*What is needed:*
Your task is to output the listing word for word, with pictures excluded.

******************************

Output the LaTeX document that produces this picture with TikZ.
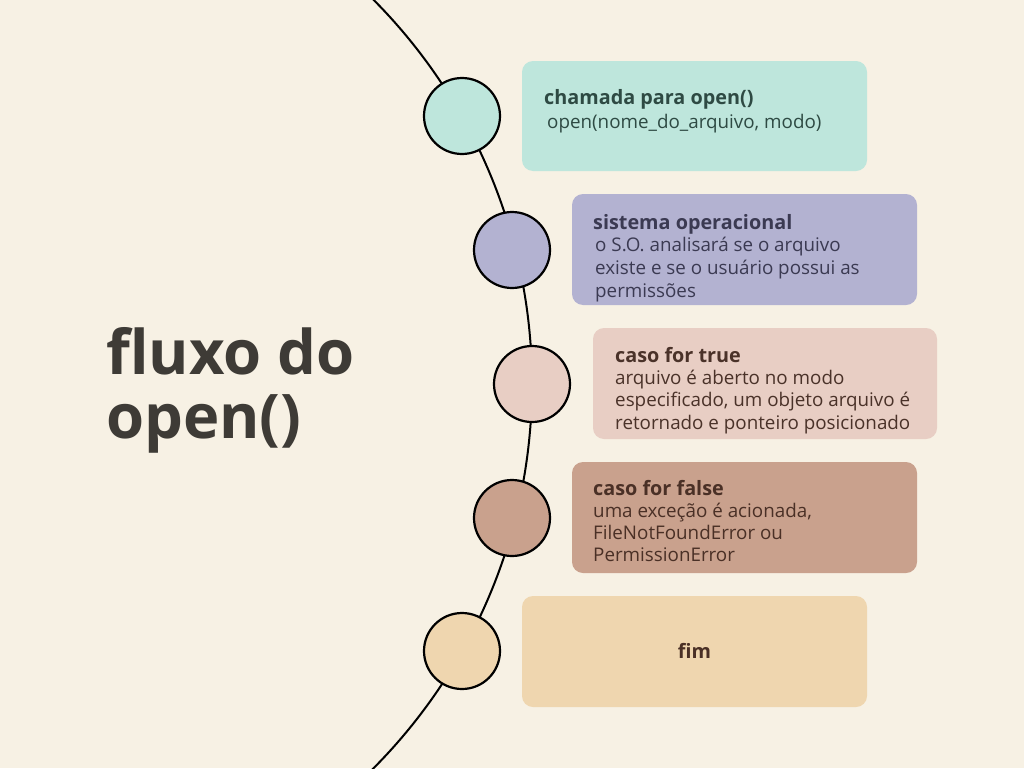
\documentclass[tikz,border=0pt]{standalone}
\usepackage{fontspec}
\setmainfont{Open Sans}
\definecolor{bg}{HTML}{F7F1E4}
\definecolor{cA}{HTML}{BEE6DC}
\definecolor{cB}{HTML}{B3B2D1}
\definecolor{cC}{HTML}{E8CEC4}
\definecolor{cD}{HTML}{C9A18D}
\definecolor{cE}{HTML}{EFD6AF}
\definecolor{titlec}{HTML}{3E3B36}
\definecolor{tA}{HTML}{2E4A43}
\definecolor{tB}{HTML}{3B3A52}
\definecolor{tC}{HTML}{4A3229}
\definecolor{tD}{HTML}{4A3026}
\definecolor{tE}{HTML}{4A3026}
\tikzset{
  dot/.style={circle, draw=black, line width=2.2pt, minimum size=76pt, inner sep=0pt},
  card/.style={rounded corners=11pt, draw=none},
  head/.style={anchor=base west, inner sep=0pt, font=\fontsize{19.8}{22}\selectfont\bfseries},
  body/.style={anchor=base west, inner sep=0pt, font=\fontsize{18.8}{21}\selectfont},
}
\begin{document}
\begin{tikzpicture}[x=1pt,y=-1pt]
\fill[bg] (0,0) rectangle (1024,768);
\useasboundingbox (0,0) rectangle (1024,768);
\begin{scope}
\clip (0,0) rectangle (1024,768);
\draw[line width=2pt] (-13,384) circle [radius=545pt];
\end{scope}
% cards
\fill[card, cA] (522,61) rectangle (867,171);
\fill[card, cB] (572,194) rectangle (917,305);
\fill[card, cC] (593,328) rectangle (937,439);
\fill[card, cD] (572,462) rectangle (917,573);
\fill[card, cE] (522,596) rectangle (867,707);
% circles
\node[dot, fill=cA] (c1) at (462,116) {};
\node[dot, fill=cB] (c2) at (512,250) {};
\node[dot, fill=cC] (c3) at (532,384) {};
\node[dot, fill=cD] (c4) at (512,518) {};
\node[dot, fill=cE] (c5) at (462,651) {};
% title
\node[anchor=base west, inner sep=0pt, text=titlec, font=\fontsize{61.5}{64}\selectfont\bfseries] (t1) at (106,374) {fluxo do};
\node[anchor=base west, inner sep=0pt, text=titlec, font=\fontsize{61.5}{64}\selectfont\bfseries] (t2) at (106,438) {open()};
% texts box1
\node[head, text=tA] (h1) at (544,104) {chamada para open()};
\node[body, text=tA] (l11) at (547,128) {open(nome\_do\_arquivo, modo)};
% box2
\node[head, text=tB] (h2) at (593,229) {sistema operacional};
\node[body, text=tB] (l21) at (595,251) {o S.O. analisará se o arquivo};
\node[body, text=tB] (l22) at (595,274) {existe e se o usuário possui as};
\node[body, text=tB] (l23) at (595,297) {permissões};
% box3
\node[head, text=tC] (h3) at (615,362) {caso for true};
\node[body, text=tC] (l31) at (615,384) {arquivo é aberto no modo};
\node[body, text=tC] (l32) at (615,406) {especificado, um objeto arquivo é};
\node[body, text=tC] (l33) at (615,429) {retornado e ponteiro posicionado};
% box4
\node[head, text=tD] (h4) at (593,495) {caso for false};
\node[body, text=tD] (l41) at (593,517) {uma exceção é acionada,};
\node[body, text=tD] (l42) at (593,539) {FileNotFoundError ou};
\node[body, text=tD] (l43) at (593,561) {PermissionError};
% box5
\node[anchor=base, inner sep=0pt, text=tE, font=\fontsize{19.8}{22}\selectfont\bfseries] (h5) at (694.5,658) {fim};
\end{tikzpicture}
\end{document}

******************************

*Exercise response:*
Output the LaTeX document that produces this picture with TikZ.
\documentclass[tikz,border=0pt]{standalone}
\usepackage{fontspec}
\setmainfont{Open Sans}
\definecolor{bg}{HTML}{F7F1E4}
\definecolor{cA}{HTML}{BEE6DC}
\definecolor{cB}{HTML}{B3B2D1}
\definecolor{cC}{HTML}{E8CEC4}
\definecolor{cD}{HTML}{C9A18D}
\definecolor{cE}{HTML}{EFD6AF}
\definecolor{titlec}{HTML}{3E3B36}
\definecolor{tA}{HTML}{2E4A43}
\definecolor{tB}{HTML}{3B3A52}
\definecolor{tC}{HTML}{4A3229}
\definecolor{tD}{HTML}{4A3026}
\definecolor{tE}{HTML}{4A3026}
\tikzset{
  dot/.style={circle, draw=black, line width=2.2pt, minimum size=76pt, inner sep=0pt},
  card/.style={rounded corners=11pt, draw=none},
  head/.style={anchor=base west, inner sep=0pt, font=\fontsize{19.8}{22}\selectfont\bfseries},
  body/.style={anchor=base west, inner sep=0pt, font=\fontsize{18.8}{21}\selectfont},
}
\begin{document}
\begin{tikzpicture}[x=1pt,y=-1pt]
\fill[bg] (0,0) rectangle (1024,768);
\useasboundingbox (0,0) rectangle (1024,768);
\begin{scope}
\clip (0,0) rectangle (1024,768);
\draw[line width=2pt] (-13,384) circle [radius=545pt];
\end{scope}
% cards
\fill[card, cA] (522,61) rectangle (867,171);
\fill[card, cB] (572,194) rectangle (917,305);
\fill[card, cC] (593,328) rectangle (937,439);
\fill[card, cD] (572,462) rectangle (917,573);
\fill[card, cE] (522,596) rectangle (867,707);
% circles
\node[dot, fill=cA] (c1) at (462,116) {};
\node[dot, fill=cB] (c2) at (512,250) {};
\node[dot, fill=cC] (c3) at (532,384) {};
\node[dot, fill=cD] (c4) at (512,518) {};
\node[dot, fill=cE] (c5) at (462,651) {};
% title
\node[anchor=base west, inner sep=0pt, text=titlec, font=\fontsize{61.5}{64}\selectfont\bfseries] (t1) at (106,374) {fluxo do};
\node[anchor=base west, inner sep=0pt, text=titlec, font=\fontsize{61.5}{64}\selectfont\bfseries] (t2) at (106,438) {open()};
% texts box1
\node[head, text=tA] (h1) at (544,104) {chamada para open()};
\node[body, text=tA] (l11) at (547,128) {open(nome\_do\_arquivo, modo)};
% box2
\node[head, text=tB] (h2) at (593,229) {sistema operacional};
\node[body, text=tB] (l21) at (595,251) {o S.O. analisará se o arquivo};
\node[body, text=tB] (l22) at (595,274) {existe e se o usuário possui as};
\node[body, text=tB] (l23) at (595,297) {permissões};
% box3
\node[head, text=tC] (h3) at (615,362) {caso for true};
\node[body, text=tC] (l31) at (615,384) {arquivo é aberto no modo};
\node[body, text=tC] (l32) at (615,406) {especificado, um objeto arquivo é};
\node[body, text=tC] (l33) at (615,429) {retornado e ponteiro posicionado};
% box4
\node[head, text=tD] (h4) at (593,495) {caso for false};
\node[body, text=tD] (l41) at (593,517) {uma exceção é acionada,};
\node[body, text=tD] (l42) at (593,539) {FileNotFoundError ou};
\node[body, text=tD] (l43) at (593,561) {PermissionError};
% box5
\node[anchor=base, inner sep=0pt, text=tE, font=\fontsize{19.8}{22}\selectfont\bfseries] (h5) at (694.5,658) {fim};
\end{tikzpicture}
\end{document}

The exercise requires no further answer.